Review both soft and hard bounces regularly, either manually or by automation. Continuing to send to invalid addresses is considered a dangerous practice and results in negative responses from ISPs (such as throttling, spamfoldering, and blocking).
Soft bounces and temporary failures
A soft bounce occurs when the email server rejects an email due to a temporary condition, such as a full inbox. When a soft bounce occurs, the system tries to send the email again until it is either accepted or times out. The timeout is set in Acoustic Campaign.
For soft bounces, you can continue sending to these subscribers for a short time to see whether the situation changes. However, if delivery issues persist, cease email and contact the subscriber through other methods to confirm the address. If the address cannot be verified, it should be permanently suppressed.
Warning: Every email contains four addresses, Email recipient, "From", "Reply to", and Bounce. It's possible an email might bounce and the bounces are returned to the Acoustic Campaign bounce server, but you are not notified. In this case, it's possible the email server sent the delivery failure to your "reply to" address and ignored the bounce address. This problem happens occasionally and is ultimately determined by the receiving email server.
An inactive account indicates that the email address is temporarily unavailable because the recipient's mailbox is inactive or temporarily disabled.

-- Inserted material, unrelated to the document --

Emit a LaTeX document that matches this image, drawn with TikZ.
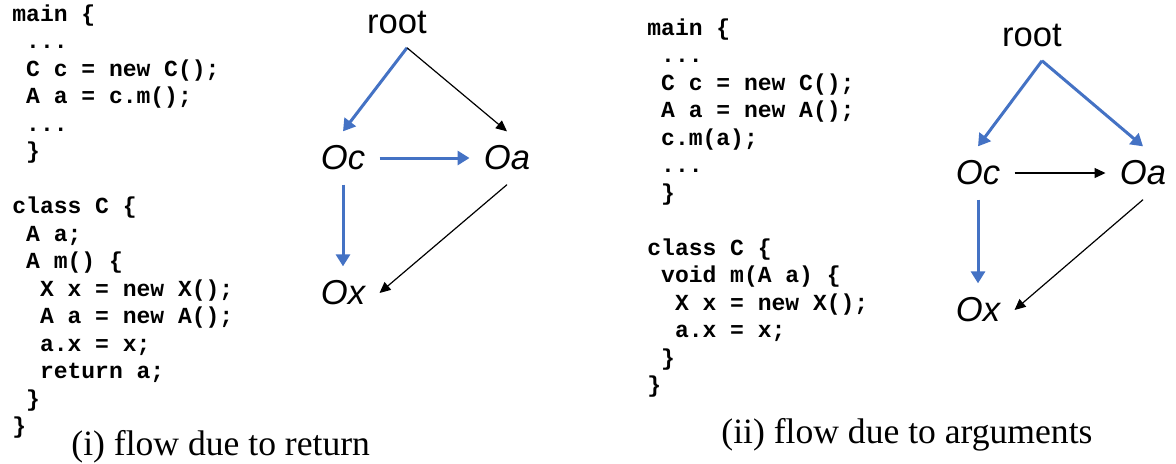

Mailboxes can be disabled for several reasons (either temporary or permanent):
- Infrequent use
- Change of email address
- Administrative reasons
The recipient's mailbox is full or exceeded storage allocation, which can be caused by:
- Infrequent use
- A temporary change in email use (for example, a vacation or change of jobs)
- An abandoned mailbox
- Change of email address
Temporary domain failure
There is a temporary failure at the receiving domain, which can occur for technical reasons, such as:
- Failure to renew the domain
- Network or routing issues
ISP blocks occur when the receiving email server temporarily rejects the email for policy reasons, such as:
- URL or content blocks
- Lack of proper authentication
- Poor reputation
- Presence of the sending IP address or domain on a blacklist
ISP blocks are also called "tempfails" or "4xx series errors" and are transient. For example, Yahoo often uses these blocks when a sender is generating too many complaints, sender reputation is poor, or email server resources are overtaxed.
These addresses should not necessarily be removed from the email list. If the block is due to a poor quality email list, review the list and correct any problems before you send again. If necessary, the Acoustic Campaign Deliverability team can provide assistance.
Hard bounces and ISP blocks
A hard bounce occurs when the email server rejects the email due to permanent conditions. This bounce typically results when "domain not found" or "user unknown" errors occur.
Domain not found
"Domain not found" means that the domain is bad or non-existent. Sending to non-existent domains is a direct result of:
- Poor data acquisition methods
- Old data
- Questionable data sources
When you use old contact lists, you increase the chance of sending to non-existent domains, which is dangerous because non-existent domains can be spam traps.
"User unknown" means that the address is invalid. Receiving a "user unknown," "user invalid," or "recipient address rejected" error indicates that the address is either no longer active or was never valid. When you use old contact lists, you increase the chance of sending to unknown users. The percentage of unknown users in a mail stream is a metric that ISPs use as an ingredient in their spam filters. Keep your email list as clean and fresh as possible.
Bad address syntax
The bad address syntax error is returned when an email address is not syntactically correct. It might be missing a @ sign or a domain, or it might contain invalid characters.
If an ISP issues a block that is not temporary, it indicates that they no longer accept mail from the sending IP address. In this case, the email address will be added to the master suppression list with an undeliverable status. Determine what caused the block and correct the problem before you open a ticket with the ISP.
Another type of block can occur when an email address is invalid or the failure is permanent. However, the bounce message does not provide additional information.
BCC addresses - hard or soft bounces and opting out
If you use blind copy (BCC) addresses in your emails, there are additional issues to consider in regard to bounces and opt-out.
Campaign keeps a record of addresses that soft bounce. However, Campaign cannot determine whether the BCC or the recipient's address bounced. Also, Campaign does not resend the email or retain a copy of the message because bounce retries are disabled.
If the BCC send message hard bounces when the target inbox is unavailable, all recipient emails are marked as undeliverable. Depending on your suppression settings, the recipients might be added to your organization's master suppression list.
Important: Work with your IT team to configure a fail-safe when your BCC inbox is unavailable, such as a backup inbox.
If a recipient opts out of a BCC email, that recipient is opted out of the list and their email address is copied to the master suppression list.